GIVEN INFORMATION -
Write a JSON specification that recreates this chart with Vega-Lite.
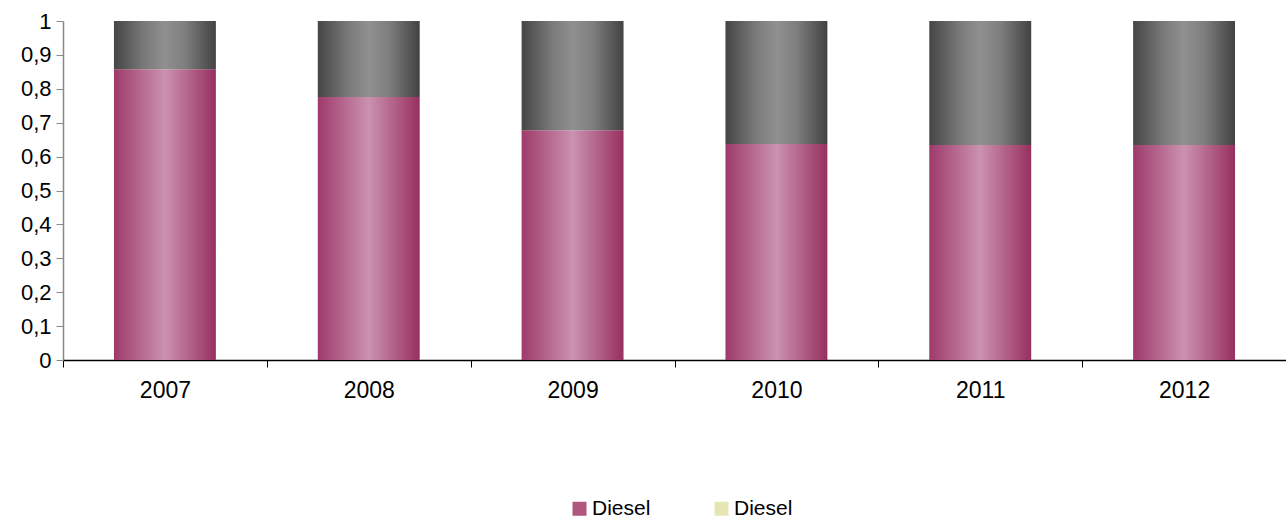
{
  "$schema": "https://vega.github.io/schema/vega-lite/v6.json",
  "width": 1223,
  "height": 339,
  "autosize": {"type": "none"},
  "padding": {"left": 63, "top": 21, "right": 0, "bottom": 158},
  "background": "white",
  "config": {
    "view": {"stroke": null},
    "font": "Liberation Sans",
    "axis": {"labelFont": "Liberation Sans", "labelColor": "black", "grid": false, "title": null},
    "axisY": {
      "labelFontSize": 22,
      "labelPadding": 5,
      "labelOverlap": false,
      "labelFlush": false,
      "tickSize": 7,
      "tickColor": "#888888",
      "domainColor": "#888888",
      "domainWidth": 1.5
    }
  },
  "data": {
    "values": [
      {"year": "2007", "diesel": 0.858},
      {"year": "2008", "diesel": 0.776},
      {"year": "2009", "diesel": 0.678},
      {"year": "2010", "diesel": 0.637},
      {"year": "2011", "diesel": 0.634},
      {"year": "2012", "diesel": 0.634}
    ]
  },
  "encoding": {
    "x": {
      "field": "year",
      "type": "nominal",
      "scale": {"paddingInner": 0, "paddingOuter": 0},
      "axis": {
        "labelAngle": 0,
        "labelFontSize": 23,
        "labelPadding": 12,
        "tickBand": "extent",
        "tickSize": 7,
        "tickColor": "#000000",
        "domainColor": "#000000",
        "domainWidth": 1.5,
        "tickWidth": 1
      }
    }
  },
  "layer": [
    {
      "mark": {
        "type": "bar",
        "width": {"band": 0.5},
        "fill": {
          "gradient": "linear", "x1": 0, "x2": 1, "y1": 0, "y2": 0,
          "stops": [
            {"offset": 0, "color": "#9E3A6A"},
            {"offset": 0.5, "color": "#CB92B0"},
            {"offset": 1, "color": "#98305F"}
          ]
        }
      },
      "encoding": {
        "y": {
          "field": "diesel",
          "type": "quantitative",
          "scale": {"domain": [0, 1], "nice": false},
          "axis": {
            "values": [0, 0.1, 0.2, 0.3, 0.4, 0.5, 0.6, 0.7, 0.8, 0.9, 1],
            "labelExpr": "replace(format(datum.value, '~g'), '.', ',')",
            "labelOverlap": false,
            "labelFontSize": 22
          }
        }
      }
    },
    {
      "mark": {
        "type": "bar",
        "width": {"band": 0.5},
        "fill": {
          "gradient": "linear", "x1": 0, "x2": 1, "y1": 0, "y2": 0,
          "stops": [
            {"offset": 0, "color": "#454545"},
            {"offset": 0.3, "color": "#7A7A7A"},
            {"offset": 0.5, "color": "#909090"},
            {"offset": 0.7, "color": "#7E7E7E"},
            {"offset": 1, "color": "#424242"}
          ]
        }
      },
      "encoding": {
        "y": {
          "field": "diesel",
          "type": "quantitative",
          "axis": {
            "values": [0, 0.1, 0.2, 0.3, 0.4, 0.5, 0.6, 0.7, 0.8, 0.9, 1],
            "labelExpr": "replace(format(datum.value, '~g'), '.', ',')",
            "labelOverlap": false,
            "labelFontSize": 22
          }
        },
        "y2": {"datum": 1}
      }
    },
    {
      "mark": {"type": "point", "filled": true, "shape": "square", "size": 0},
      "encoding": {
        "y": {
          "field": "diesel",
          "type": "quantitative",
          "axis": {
            "values": [0, 0.1, 0.2, 0.3, 0.4, 0.5, 0.6, 0.7, 0.8, 0.9, 1],
            "labelExpr": "replace(format(datum.value, '~g'), '.', ',')",
            "labelOverlap": false,
            "labelFontSize": 22
          }
        },
        "color": {
          "datum": "Diesel1",
          "type": "nominal",
          "scale": {"domain": ["Diesel1", "Diesel2"], "range": ["#B0577F", "#E6E6B4"]},
          "legend": {
            "title": null,
            "orient": "none",
            "legendX": 506,
            "legendY": 477,
            "direction": "horizontal",
            "symbolType": "square",
            "symbolSize": 196,
            "symbolOpacity": 1,
            "symbolStrokeWidth": 0,
            "labelExpr": "'Diesel'",
            "labelFont": "Liberation Sans",
            "labelFontSize": 21,
            "labelColor": "black",
            "labelOffset": 2,
            "columnPadding": 60
          }
        }
      }
    }
  ]
}
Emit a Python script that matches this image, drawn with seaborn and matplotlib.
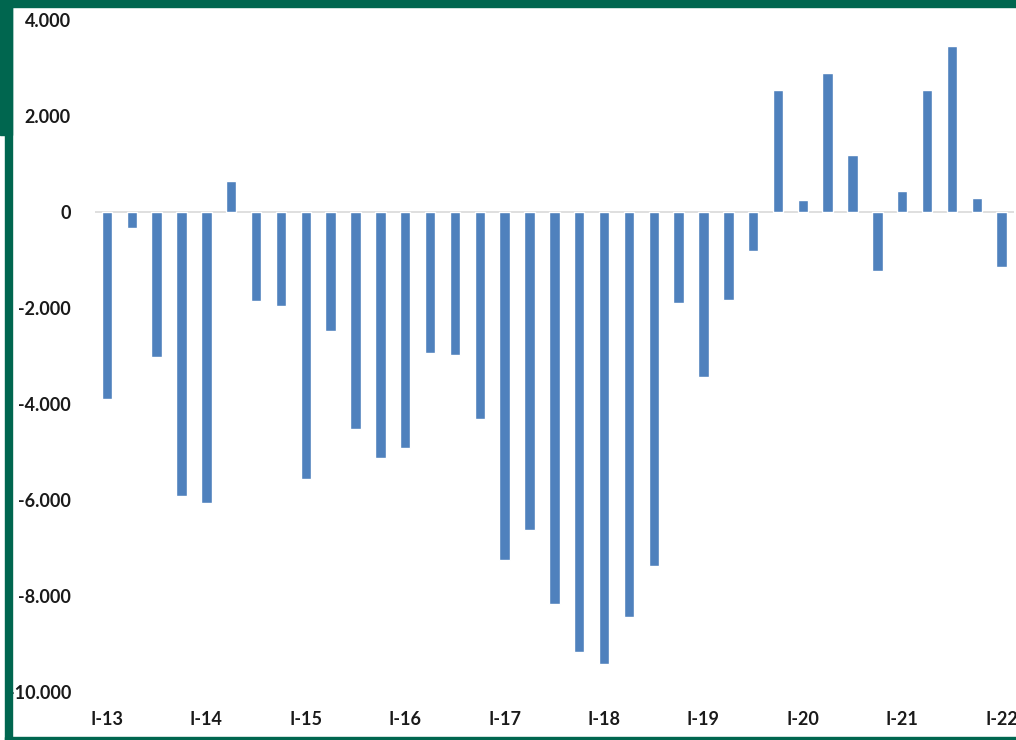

EXERCISE DESCRIPTION -
Write out each entry exactly as given, but skip the pictures.

THE COMPLETED TASK -
Write a JSON specification that recreates this chart with Vega-Lite.
{
  "$schema": "https://vega.github.io/schema/vega-lite/v6.json",
  "width": 1223,
  "height": 339,
  "autosize": {"type": "none"},
  "padding": {"left": 63, "top": 21, "right": 0, "bottom": 158},
  "background": "white",
  "config": {
    "view": {"stroke": null},
    "font": "Liberation Sans",
    "axis": {"labelFont": "Liberation Sans", "labelColor": "black", "grid": false, "title": null},
    "axisY": {
      "labelFontSize": 22,
      "labelPadding": 5,
      "labelOverlap": false,
      "labelFlush": false,
      "tickSize": 7,
      "tickColor": "#888888",
      "domainColor": "#888888",
      "domainWidth": 1.5
    }
  },
  "data": {
    "values": [
      {"year": "2007", "diesel": 0.858},
      {"year": "2008", "diesel": 0.776},
      {"year": "2009", "diesel": 0.678},
      {"year": "2010", "diesel": 0.637},
      {"year": "2011", "diesel": 0.634},
      {"year": "2012", "diesel": 0.634}
    ]
  },
  "encoding": {
    "x": {
      "field": "year",
      "type": "nominal",
      "scale": {"paddingInner": 0, "paddingOuter": 0},
      "axis": {
        "labelAngle": 0,
        "labelFontSize": 23,
        "labelPadding": 12,
        "tickBand": "extent",
        "tickSize": 7,
        "tickColor": "#000000",
        "domainColor": "#000000",
        "domainWidth": 1.5,
        "tickWidth": 1
      }
    }
  },
  "layer": [
    {
      "mark": {
        "type": "bar",
        "width": {"band": 0.5},
        "fill": {
          "gradient": "linear", "x1": 0, "x2": 1, "y1": 0, "y2": 0,
          "stops": [
            {"offset": 0, "color": "#9E3A6A"},
            {"offset": 0.5, "color": "#CB92B0"},
            {"offset": 1, "color": "#98305F"}
          ]
        }
      },
      "encoding": {
        "y": {
          "field": "diesel",
          "type": "quantitative",
          "scale": {"domain": [0, 1], "nice": false},
          "axis": {
            "values": [0, 0.1, 0.2, 0.3, 0.4, 0.5, 0.6, 0.7, 0.8, 0.9, 1],
            "labelExpr": "replace(format(datum.value, '~g'), '.', ',')",
            "labelOverlap": false,
            "labelFontSize": 22
          }
        }
      }
    },
    {
      "mark": {
        "type": "bar",
        "width": {"band": 0.5},
        "fill": {
          "gradient": "linear", "x1": 0, "x2": 1, "y1": 0, "y2": 0,
          "stops": [
            {"offset": 0, "color": "#454545"},
            {"offset": 0.3, "color": "#7A7A7A"},
            {"offset": 0.5, "color": "#909090"},
            {"offset": 0.7, "color": "#7E7E7E"},
            {"offset": 1, "color": "#424242"}
          ]
        }
      },
      "encoding": {
        "y": {
          "field": "diesel",
          "type": "quantitative",
          "axis": {
            "values": [0, 0.1, 0.2, 0.3, 0.4, 0.5, 0.6, 0.7, 0.8, 0.9, 1],
            "labelExpr": "replace(format(datum.value, '~g'), '.', ',')",
            "labelOverlap": false,
            "labelFontSize": 22
          }
        },
        "y2": {"datum": 1}
      }
    },
    {
      "mark": {"type": "point", "filled": true, "shape": "square", "size": 0},
      "encoding": {
        "y": {
          "field": "diesel",
          "type": "quantitative",
          "axis": {
            "values": [0, 0.1, 0.2, 0.3, 0.4, 0.5, 0.6, 0.7, 0.8, 0.9, 1],
            "labelExpr": "replace(format(datum.value, '~g'), '.', ',')",
            "labelOverlap": false,
            "labelFontSize": 22
          }
        },
        "color": {
          "datum": "Diesel1",
          "type": "nominal",
          "scale": {"domain": ["Diesel1", "Diesel2"], "range": ["#B0577F", "#E6E6B4"]},
          "legend": {
            "title": null,
            "orient": "none",
            "legendX": 506,
            "legendY": 477,
            "direction": "horizontal",
            "symbolType": "square",
            "symbolSize": 196,
            "symbolOpacity": 1,
            "symbolStrokeWidth": 0,
            "labelExpr": "'Diesel'",
            "labelFont": "Liberation Sans",
            "labelFontSize": 21,
            "labelColor": "black",
            "labelOffset": 2,
            "columnPadding": 60
          }
        }
      }
    }
  ]
}
Emit a Python script that matches this image, drawn with seaborn and matplotlib.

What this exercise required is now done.